Admiro os velhinhos e as velhinhas com disposição para ir ao supermercado, eu que só me animo a abastecer a casa quando a geladeira já virou um deserto. Velhinho no supermercado pode tudo, apertar os pãezinhos até achar o mais crocante, fazer o rapaz da fiambreria tirar e recolocar as fatias até completar exatas cem gramas de queijo, pedir bis nas mesas de degustação. É um prazer ver as senhoras de cabelos brancos escolhendo tomates com os critérios que só as muito experimentadas em molhos têm. E os senhores que estacionam os carrinhos para uma conversa no meio do corredor, coisa boa de se ver.

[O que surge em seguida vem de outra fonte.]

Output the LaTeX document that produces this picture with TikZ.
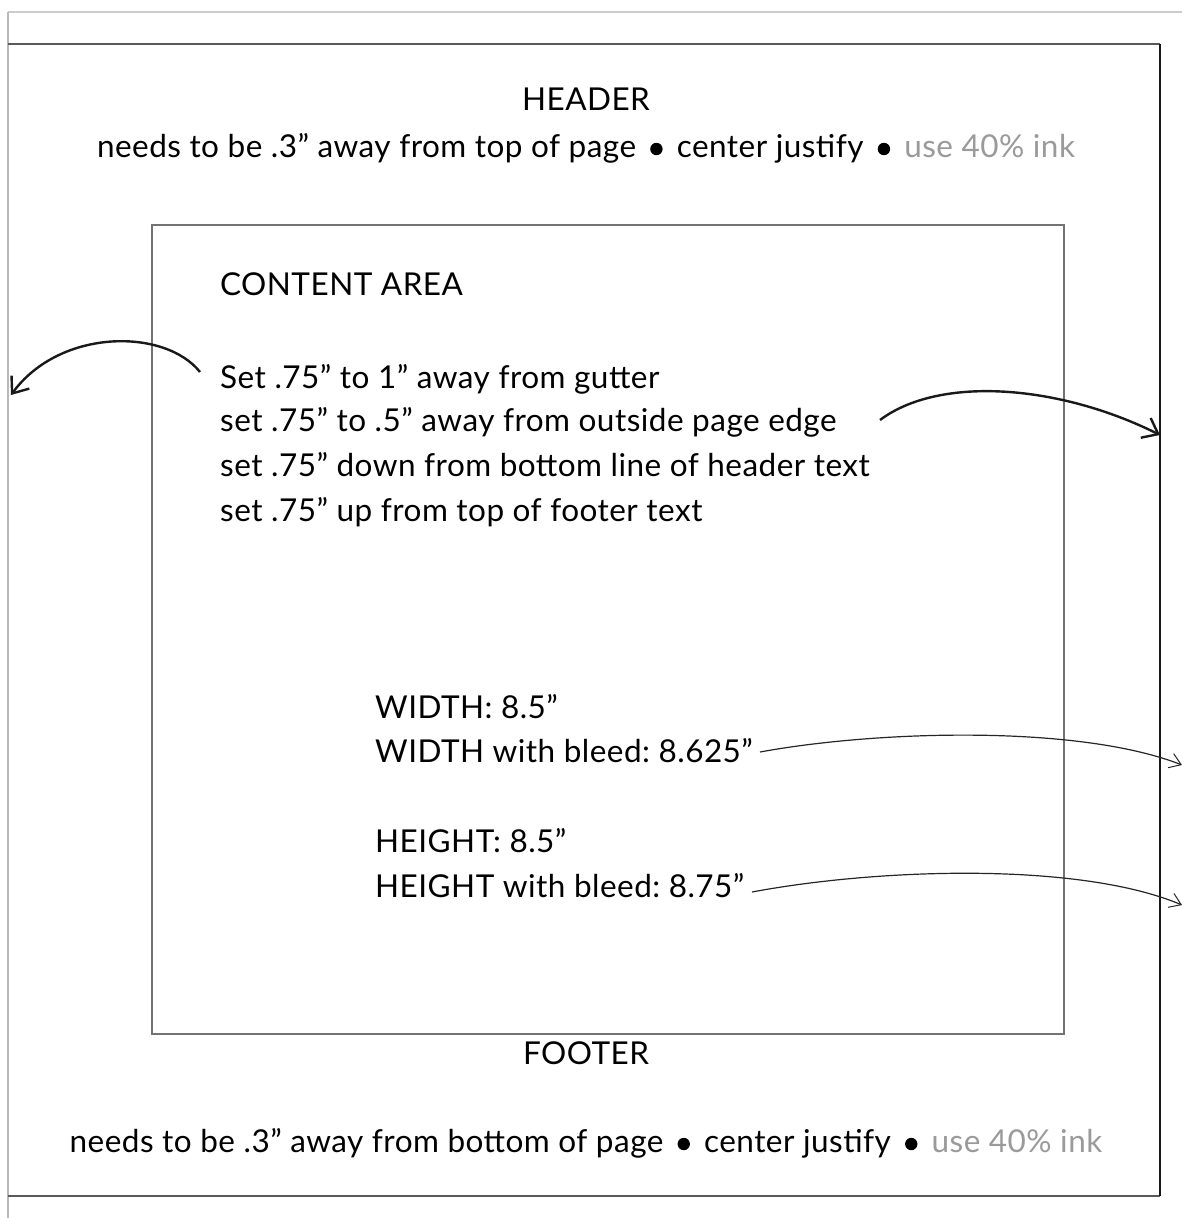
\documentclass[tikz,border=0pt]{standalone}
\usepackage{fontspec}
\setmainfont{Lato}[LetterSpace=1.5]
\usetikzlibrary{arrows.meta}
\definecolor{inkgray}{HTML}{9A9A9A}
\newcommand\bul{\hspace{0.45em}\tikz[baseline=0pt]\fill[black] (0pt,8pt) circle (6.2pt);\hspace{0.45em}}
\tikzset{
  txt/.style={inner sep=0pt, font=\fontsize{31.5}{36}\selectfont},
  thickarr/.style={line width=2.4pt, -{Straight Barb[length=14pt,width=22pt,line width=2.4pt]}, black!90},
  thinarr/.style={line width=1.2pt, -{Straight Barb[length=11pt,width=15pt,line width=1pt]}, black!85},
}
\frenchspacing
\begin{document}
\begin{tikzpicture}[x=1pt,y=-1pt]
\useasboundingbox (0,0) rectangle (1182,1218);
\fill[white] (0,0) rectangle (1182,1218);
% page guide lines
\draw[gray!40, line width=1.5pt] (8,12) -- (1182,12);
\draw[gray!55, line width=1.5pt] (8,12) -- (8,1218);
% outer page box
\draw[black!65, line width=1.6pt] (8,44) -- (1160,44);
\draw[black!65, line width=1.6pt] (8,1196) -- (1160,1196);
\draw[black!90, line width=1.4pt] (1160,44) -- (1160,1196);
% content box
\draw[black!55, line width=1.3pt] (152,225) rectangle (1064,1034);
% header
\node[txt, anchor=base] (header) at (586,110) {HEADER};
\node[txt, anchor=base] (headline) at (586,157) {needs to be .3” away from top of page\bul center justify\bul\textcolor{inkgray}{use 40\% ink}};
% content
\node[txt, anchor=base west] (content) at (220,295) {CONTENT AREA};
\node[txt, anchor=base west] (l1) at (220,388) {Set .75” to 1” away from gutter};
\node[txt, anchor=base west] (l2) at (220,431) {set .75” to .5” away from outside page edge};
\node[txt, anchor=base west] (l3) at (220,476) {set .75” down from bottom line of header text};
\node[txt, anchor=base west] (l4) at (220,521) {set .75” up from top of footer text};
\node[txt, anchor=base west] (w1) at (375,718) {WIDTH: 8.5”};
\node[txt, anchor=base west] (w2) at (375,762) {WIDTH with bleed: 8.625”};
\node[txt, anchor=base west] (h1) at (375,852) {HEIGHT: 8.5”};
\node[txt, anchor=base west] (h2) at (375,897) {HEIGHT with bleed: 8.75”};
% footer
\node[txt, anchor=base] (footer) at (586,1064) {FOOTER};
\node[txt, anchor=base] (footline) at (586,1152) {needs to be .3” away from bottom of page\bul center justify\bul\textcolor{inkgray}{use 40\% ink}};
% arrow ends
\coordinate (s1) at (200,372);
\coordinate (s2) at (880,420);
\coordinate (s3) at (760,752);
\coordinate (s4) at (752,892);
\coordinate (gutter) at (11,395);
\coordinate (edge) at (1160,435);
\coordinate (wbleed) at (1182,765);
\coordinate (hbleed) at (1182,905);
% arrows
\draw[thickarr] (s1) .. controls (165,328) and (60,328) .. (gutter);
\draw[thickarr] (s2) .. controls (940,375) and (1060,385) .. (edge);
\draw[thinarr] (s3) .. controls (880,730) and (1080,725) .. (wbleed);
\draw[thinarr] (s4) .. controls (880,868) and (1080,862) .. (hbleed);
\end{tikzpicture}
\end{document}
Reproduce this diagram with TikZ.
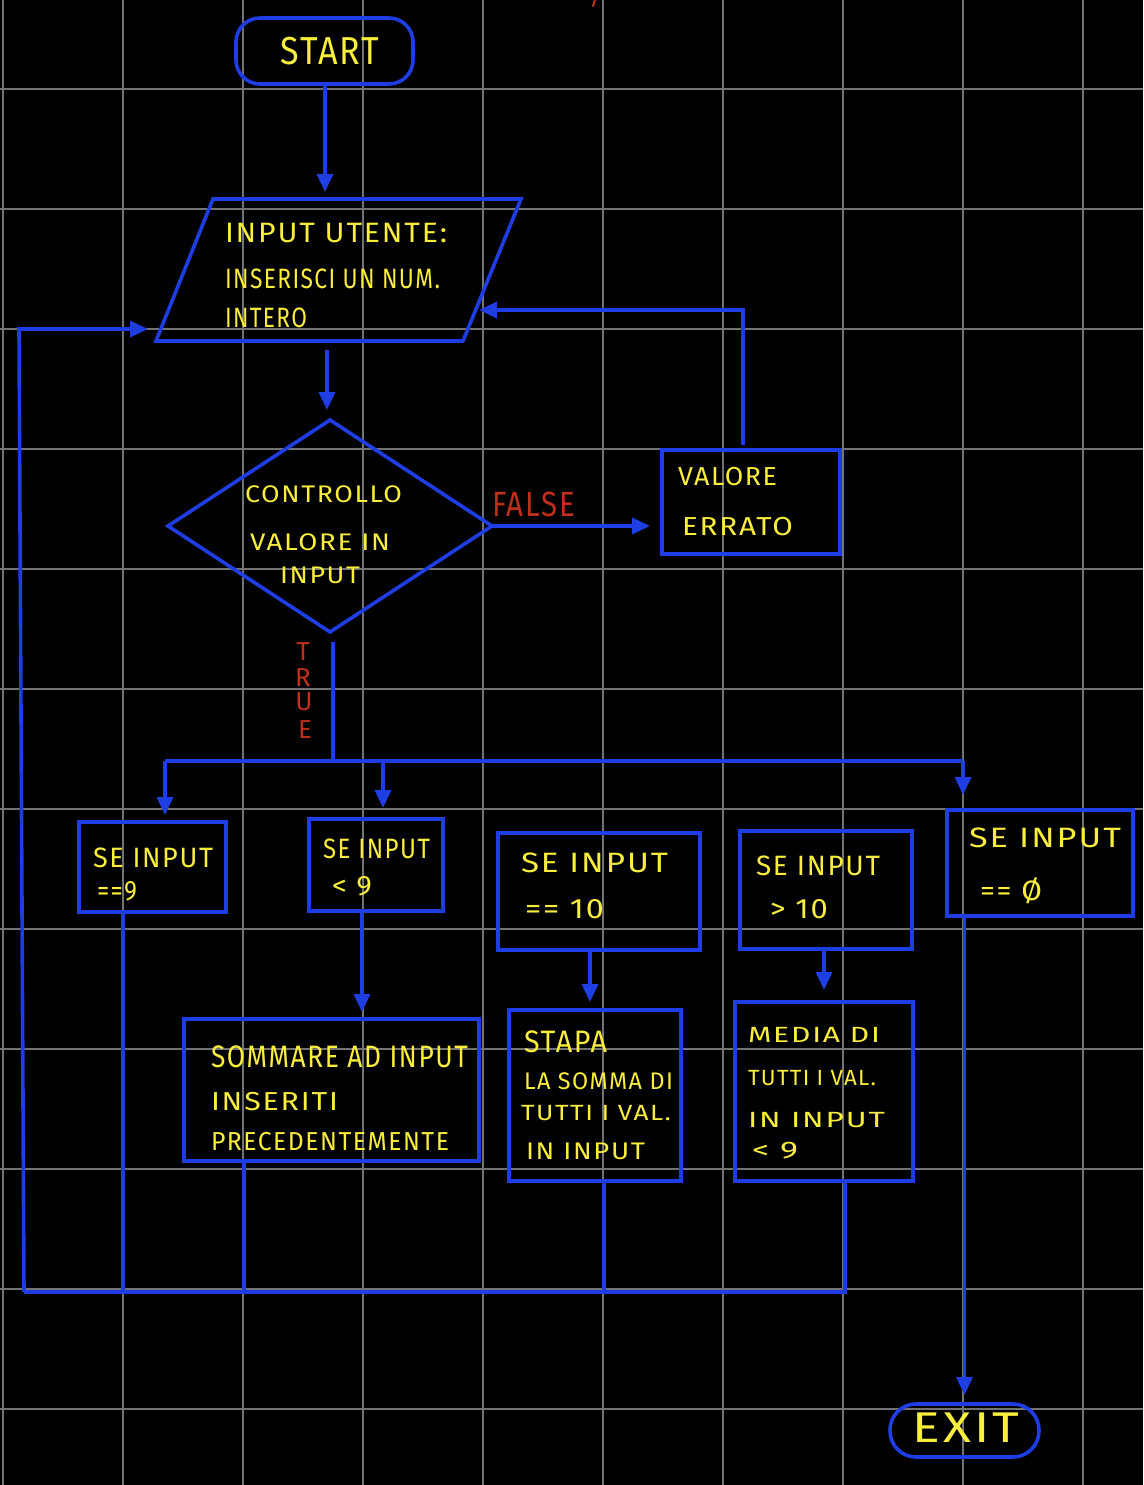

Para a minha mãe, passada rápida no supermercado foi algo que jamais existiu. Qualquer produto com remota cara de novo merecia um certo assombro e nunca faltou o trololó com a moça do caixa. A senha do cartão de débito era digitada com concentração máxima e zero de pressa. Se fosse o caso de procurar moedas na carteira, aí quem estava atrás na fila já começava a bufar. Eu, esperando para carregar as sacolinhas dela, bufava.
Quando não se tem mais um velhinho por perto, olhar para os outros velhinhos dá uma saudade danada. Fora a culpa de não ter encarado com paciência as idas ao súper em busca de um amaciante alguns centavos mais barato.
Por isso, se um velhinho trancar a fila do caixa porque não pesou as maçãs ou porque não se afoba para pagar, o jeito é encarar a situação com bom humor e, principalmente, com a tal da fraternidade. E não só no Natal.
Sem esquecer que, se tudo der certo, um dia a gente também vai chegar lá.